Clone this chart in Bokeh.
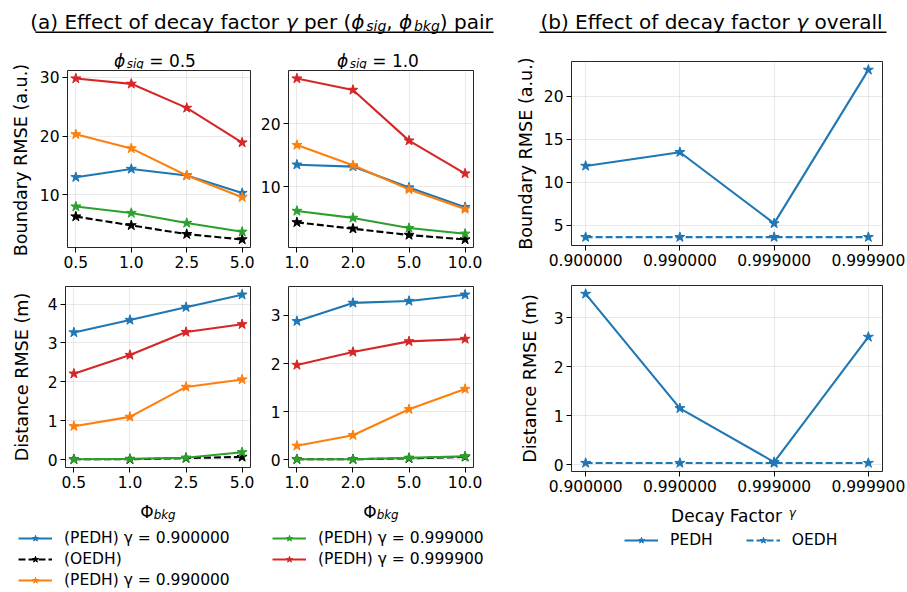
from bokeh.plotting import figure
from bokeh.models import FixedTicker, Label, Legend, LegendItem, Range1d
from bokeh.layouts import row, column
from bokeh.embed import file_html
from bokeh.resources import INLINE

FONT = "DejaVu Sans"

# ---------------- data ----------------
phi_bkg_sig05 = ["0.5", "1.0", "2.5", "5.0"]
phi_bkg_sig10 = ["1.0", "2.0", "5.0", "10.0"]
gamma_labels = ["0.900000", "0.990000", "0.999000", "0.999900"]

# Boundary RMSE, phi_sig = 0.5
bnd_s05_g0900 = [13.0, 14.4, 13.3, 10.3]
bnd_s05_oedh = [6.3, 4.8, 3.3, 2.4]
bnd_s05_g0990 = [20.3, 17.9, 13.3, 9.6]
bnd_s05_g0999 = [8.0, 6.9, 5.2, 3.7]
bnd_s05_g09999 = [29.8, 28.9, 24.8, 18.9]
# Boundary RMSE, phi_sig = 1.0
bnd_s10_g0900 = [13.5, 13.2, 9.9, 6.8]
bnd_s10_oedh = [4.4, 3.4, 2.4, 1.7]
bnd_s10_g0990 = [16.6, 13.4, 9.6, 6.5]
bnd_s10_g0999 = [6.2, 5.1, 3.5, 2.6]
bnd_s10_g09999 = [27.1, 25.3, 17.3, 12.1]
# Distance RMSE, phi_sig = 0.5
dst_s05_g0900 = [3.27, 3.59, 3.92, 4.24]
dst_s05_oedh = [0.01, 0.01, 0.04, 0.07]
dst_s05_g0990 = [0.86, 1.10, 1.87, 2.06]
dst_s05_g0999 = [0.01, 0.02, 0.05, 0.19]
dst_s05_g09999 = [2.21, 2.69, 3.28, 3.48]
# Distance RMSE, phi_sig = 1.0
dst_s10_g0900 = [2.88, 3.26, 3.30, 3.43]
dst_s10_oedh = [0.01, 0.01, 0.03, 0.06]
dst_s10_g0990 = [0.29, 0.51, 1.05, 1.47]
dst_s10_g0999 = [0.01, 0.01, 0.04, 0.07]
dst_s10_g09999 = [1.97, 2.24, 2.46, 2.51]
# Overall
bnd_all_pedh = [11.9, 13.5, 5.2, 23.1]
bnd_all_oedh = [3.6, 3.6, 3.6, 3.6]
dst_all_pedh = [3.49, 1.15, 0.05, 2.61]
dst_all_oedh = [0.03, 0.03, 0.03, 0.03]

series_names = ["(PEDH) γ = 0.900000", "(OEDH)", "(PEDH) γ = 0.990000",
                "(PEDH) γ = 0.999000", "(PEDH) γ = 0.999900"]
overall_names = ["PEDH", "OEDH"]

yticks_bnd_s05 = [10, 20, 30]
yticks_bnd_s10 = [10, 20]
yticks_dst_s05 = [0, 1, 2, 3, 4]
yticks_dst_s10 = [0, 1, 2, 3]
yticks_bnd_all = [5, 10, 15, 20]
yticks_dst_all = [0, 1, 2, 3]

# ---------------- styles ----------------
BLUE, ORANGE, GREEN, RED, BLACK = "#1f77b4", "#ff7f0e", "#2ca02c", "#d62728", "black"
SERIES_STYLE = [(BLUE, "solid"), (BLACK, "7 3"), (ORANGE, "solid"), (GREEN, "solid"), (RED, "solid")]
OVERALL_STYLE = [(BLUE, "solid"), (BLUE, "7 3")]
TICK_FS = "15.5px"
LEG_FS = "15.5px"
YLABEL_FS = "17.6px"
LW = 2.1
MS = 10.5

# approximate DejaVu Sans advance widths (units of 1/2048 em)
ADV = {' ': 651, '(': 799, ')': 799, ',': 651, '.': 651, '=': 1716,
       'a': 1255, 'b': 1300, 'c': 1126, 'd': 1300, 'e': 1260, 'f': 721, 'g': 1300,
       'i': 569, 'k': 1186, 'l': 569, 'o': 1253, 'p': 1300, 'r': 842, 's': 1067,
       't': 803, 'v': 1212, 'y': 1212, 'D': 1577, 'E': 1294, 'F': 1178,
       'γ': 1212, 'ϕ': 1530, 'Φ': 1612}
for _d in "0123456789":
    ADV[_d] = 1303


def tw(s, size):
    return sum(ADV.get(ch, 1250) for ch in s) / 2048.0 * size


def rich(p, cx, base, pieces, size):
    """Text made of pieces (text, italic, kind) centred at cx with baseline base (pixel data units).
    kind: 0 normal, 1 subscript, 2 small raised."""
    def fs(kind):
        return size * (0.7 if kind else 1.0)
    total = sum(tw(t, fs(k)) for t, it, k in pieces)
    x = cx - total / 2.0
    for t, it, k in pieces:
        f = fs(k)
        lead = len(t) - len(t.lstrip(" "))
        dy = -0.2 * size if k == 1 else (0.12 * size if k == 2 else 0)
        p.add_layout(Label(x=x + tw(" " * lead, f), y=base + dy,
                           text=t.strip(" "), text_font=FONT, text_font_size=f"{f:.1f}px",
                           text_font_style="italic" if it else "normal",
                           text_align="left", text_baseline="alphabetic", text_color="black"))
        x += tw(t, f)


def vlabel(p, x, y, text):
    p.add_layout(Label(x=x, y=y, text=text, angle=90, angle_units="deg", text_font=FONT,
                       text_font_size=YLABEL_FS, text_align="center", text_baseline="middle",
                       text_color="black"))


def strip(w, h):
    """A bare figure whose data units are pixels (titles, axis titles, legends)."""
    p = figure(width=w, height=h, min_border=0, output_backend="svg", toolbar_location=None,
               tools="", x_range=Range1d(0, w), y_range=Range1d(0, h),
               x_axis_location=None, y_axis_location=None)
    p.outline_line_color = None
    p.grid.visible = False
    p.extra_x_ranges = {"hidden": Range1d(1000, 1001)}
    p.extra_y_ranges = {"hidden": Range1d(1000, 1001)}
    return p


def panel(w, h, lb, rb, tb, bb, xlabels, series, styles, yticks):
    p = figure(width=w, height=h, min_border_left=lb, min_border_right=rb,
               min_border_top=tb, min_border_bottom=bb, output_backend="svg",
               toolbar_location=None, tools="")
    xs = list(range(len(xlabels)))
    for vals, (color, dash) in zip(series, styles):
        p.line(xs, vals, line_color=color, line_width=LW, line_dash=dash)
        p.scatter(xs, vals, marker="star", size=MS, fill_color=color, line_color=color)
    p.xaxis.ticker = FixedTicker(ticks=xs)
    p.xaxis.major_label_overrides = {i: lab for i, lab in enumerate(xlabels)}
    p.yaxis.ticker = FixedTicker(ticks=yticks)
    p.outline_line_color = "black"
    p.outline_line_width = 1
    p.outline_line_alpha = 0.85
    for ax in p.axis:
        ax.axis_line_color = None
        ax.major_tick_line_color = "black"
        ax.major_tick_out = 5
        ax.major_tick_in = 0
        ax.minor_tick_line_color = None
        ax.major_label_text_font = FONT
        ax.major_label_text_font_size = TICK_FS
        ax.major_label_text_color = "black"
        ax.major_label_standoff = 3
    p.grid.grid_line_color = "#b0b0b0"
    p.grid.grid_line_alpha = 0.35
    p.grid.grid_line_width = 0.8
    return p


def legend_items(p, names, styles, series, n):
    items = []
    xs = list(range(n))
    for name, (color, dash), vals in zip(names, styles, series):
        r1 = p.line(xs, vals, line_color=color, line_width=LW, line_dash=dash,
                    x_range_name="hidden", y_range_name="hidden")
        r2 = p.scatter(xs, vals, marker="star", size=MS, fill_color=color, line_color=color,
                       x_range_name="hidden", y_range_name="hidden")
        items.append(LegendItem(label=name, renderers=[r1, r2]))
    return items


def mk_legend(its, loc, orientation="vertical", spacing=3):
    return Legend(items=its, location=loc, orientation=orientation, padding=0, margin=0,
                  spacing=spacing, glyph_width=34, glyph_height=16, label_height=16,
                  label_standoff=12, label_text_font=FONT, label_text_font_size=LEG_FS,
                  label_text_color="black", border_line_color=None,
                  background_fill_alpha=0)


# ================= left block (page x 0..500) =================
hdr_a = strip(500, 40)
rich(hdr_a, 261, 19, [("(a) Effect of decay factor ", False, 0), ("γ", True, 0), (" per (", False, 0),
                      ("ϕ", True, 0), ("sig", True, 1), (", ", False, 0), ("ϕ", True, 0),
                      ("bkg", True, 1), (") pair", False, 0)], 20)
hdr_a.segment(x0=[35], y0=[8.3], x1=[493], y1=[8.3], line_color="black", line_width=1.6)

ylab_l = strip(36, 455)
vlabel(ylab_l, 20, 335.5, "Boundary RMSE (a.u.)")
vlabel(ylab_l, 21, 118.5, "Distance RMSE (m)")

sub_l = strip(464, 29)
rich(sub_l, 118.5, 8.5, [("ϕ", True, 0), ("sig", True, 1), (" = 0.5", False, 0)], 17)
rich(sub_l, 341.5, 8.5, [("ϕ", True, 0), ("sig", True, 1), (" = 1.0", False, 0)], 17)

tl = panel(220, 201, 29, 6, 1, 21, phi_bkg_sig05,
           [bnd_s05_g0900, bnd_s05_oedh, bnd_s05_g0990, bnd_s05_g0999, bnd_s05_g09999],
           SERIES_STYLE, yticks_bnd_s05)
tm = panel(244, 201, 32, 27, 1, 21, phi_bkg_sig10,
           [bnd_s10_g0900, bnd_s10_oedh, bnd_s10_g0990, bnd_s10_g0999, bnd_s10_g09999],
           SERIES_STYLE, yticks_bnd_s10)
bl = panel(220, 225, 29, 6, 16, 28, phi_bkg_sig05,
           [dst_s05_g0900, dst_s05_oedh, dst_s05_g0990, dst_s05_g0999, dst_s05_g09999],
           SERIES_STYLE, yticks_dst_s05)
bm = panel(244, 225, 32, 27, 16, 28, phi_bkg_sig10,
           [dst_s10_g0900, dst_s10_oedh, dst_s10_g0990, dst_s10_g0999, dst_s10_g09999],
           SERIES_STYLE, yticks_dst_s10)

foot_l = strip(500, 97)
rich(foot_l, 157.5, 81, [("Φ", False, 0), ("bkg", True, 1)], 17)
rich(foot_l, 380.5, 81, [("Φ", False, 0), ("bkg", True, 1)], 17)
items = legend_items(foot_l, series_names, SERIES_STYLE,
                     [bnd_s05_g0900, bnd_s05_oedh, bnd_s05_g0990, bnd_s05_g0999, bnd_s05_g09999],
                     len(phi_bkg_sig05))
foot_l.add_layout(mk_legend(items[:3], (18, 3)))
foot_l.add_layout(mk_legend(items[3:], (272, 24)))

left_block = column(row(hdr_a),
                    row(ylab_l, column(row(sub_l), row(tl, tm), row(bl, bm))),
                    row(foot_l))

# ================= right block (page x 500..907) =================
hdr_b = strip(407, 40)
rich(hdr_b, 211, 18.5, [("(b) Effect of decay factor ", False, 0), ("γ", True, 0),
                        (" overall", False, 0)], 20)
hdr_b.segment(x0=[39], y0=[8.3], x1=[386], y1=[8.3], line_color="black", line_width=1.6)

ylab_r = strip(40, 459)
vlabel(ylab_r, 25, 346, "Boundary RMSE (a.u.)")
vlabel(ylab_r, 29.5, 121, "Distance RMSE (m)")

tr = panel(367, 228, 29, 25, 21, 23, gamma_labels, [bnd_all_pedh, bnd_all_oedh],
           OVERALL_STYLE, yticks_bnd_all)
br = panel(367, 231, 29, 25, 17, 28, gamma_labels, [dst_all_pedh, dst_all_oedh],
           OVERALL_STYLE, yticks_dst_all)

foot_r = strip(407, 93)
rich(foot_r, 233, 77, [("Decay Factor ", False, 0), ("γ", True, 2)], 17)
ritems = legend_items(foot_r, overall_names, OVERALL_STYLE, [dst_all_pedh, dst_all_oedh],
                      len(gamma_labels))
foot_r.add_layout(mk_legend(ritems, (124, 43), orientation="horizontal", spacing=33))

right_block = column(row(hdr_b),
                     row(ylab_r, column(tr, br)),
                     row(foot_r))

layout = row(left_block, right_block)

open("out.html", "w").write(file_html(layout, INLINE))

------------------------------------------------------------

> **DIRECTIONS**
Give again, exactly, the lines from the start of the data through the one holding "yticks_dst_all = [0, 1, 2, 3]"; omit the pictures.

> **RESPONSE TO THIS TASK**
Clone this chart in Bokeh.
from bokeh.plotting import figure
from bokeh.models import FixedTicker, Label, Legend, LegendItem, Range1d
from bokeh.layouts import row, column
from bokeh.embed import file_html
from bokeh.resources import INLINE

FONT = "DejaVu Sans"

# ---------------- data ----------------
phi_bkg_sig05 = ["0.5", "1.0", "2.5", "5.0"]
phi_bkg_sig10 = ["1.0", "2.0", "5.0", "10.0"]
gamma_labels = ["0.900000", "0.990000", "0.999000", "0.999900"]

# Boundary RMSE, phi_sig = 0.5
bnd_s05_g0900 = [13.0, 14.4, 13.3, 10.3]
bnd_s05_oedh = [6.3, 4.8, 3.3, 2.4]
bnd_s05_g0990 = [20.3, 17.9, 13.3, 9.6]
bnd_s05_g0999 = [8.0, 6.9, 5.2, 3.7]
bnd_s05_g09999 = [29.8, 28.9, 24.8, 18.9]
# Boundary RMSE, phi_sig = 1.0
bnd_s10_g0900 = [13.5, 13.2, 9.9, 6.8]
bnd_s10_oedh = [4.4, 3.4, 2.4, 1.7]
bnd_s10_g0990 = [16.6, 13.4, 9.6, 6.5]
bnd_s10_g0999 = [6.2, 5.1, 3.5, 2.6]
bnd_s10_g09999 = [27.1, 25.3, 17.3, 12.1]
# Distance RMSE, phi_sig = 0.5
dst_s05_g0900 = [3.27, 3.59, 3.92, 4.24]
dst_s05_oedh = [0.01, 0.01, 0.04, 0.07]
dst_s05_g0990 = [0.86, 1.10, 1.87, 2.06]
dst_s05_g0999 = [0.01, 0.02, 0.05, 0.19]
dst_s05_g09999 = [2.21, 2.69, 3.28, 3.48]
# Distance RMSE, phi_sig = 1.0
dst_s10_g0900 = [2.88, 3.26, 3.30, 3.43]
dst_s10_oedh = [0.01, 0.01, 0.03, 0.06]
dst_s10_g0990 = [0.29, 0.51, 1.05, 1.47]
dst_s10_g0999 = [0.01, 0.01, 0.04, 0.07]
dst_s10_g09999 = [1.97, 2.24, 2.46, 2.51]
# Overall
bnd_all_pedh = [11.9, 13.5, 5.2, 23.1]
bnd_all_oedh = [3.6, 3.6, 3.6, 3.6]
dst_all_pedh = [3.49, 1.15, 0.05, 2.61]
dst_all_oedh = [0.03, 0.03, 0.03, 0.03]

series_names = ["(PEDH) γ = 0.900000", "(OEDH)", "(PEDH) γ = 0.990000",
                "(PEDH) γ = 0.999000", "(PEDH) γ = 0.999900"]
overall_names = ["PEDH", "OEDH"]

yticks_bnd_s05 = [10, 20, 30]
yticks_bnd_s10 = [10, 20]
yticks_dst_s05 = [0, 1, 2, 3, 4]
yticks_dst_s10 = [0, 1, 2, 3]
yticks_bnd_all = [5, 10, 15, 20]
yticks_dst_all = [0, 1, 2, 3]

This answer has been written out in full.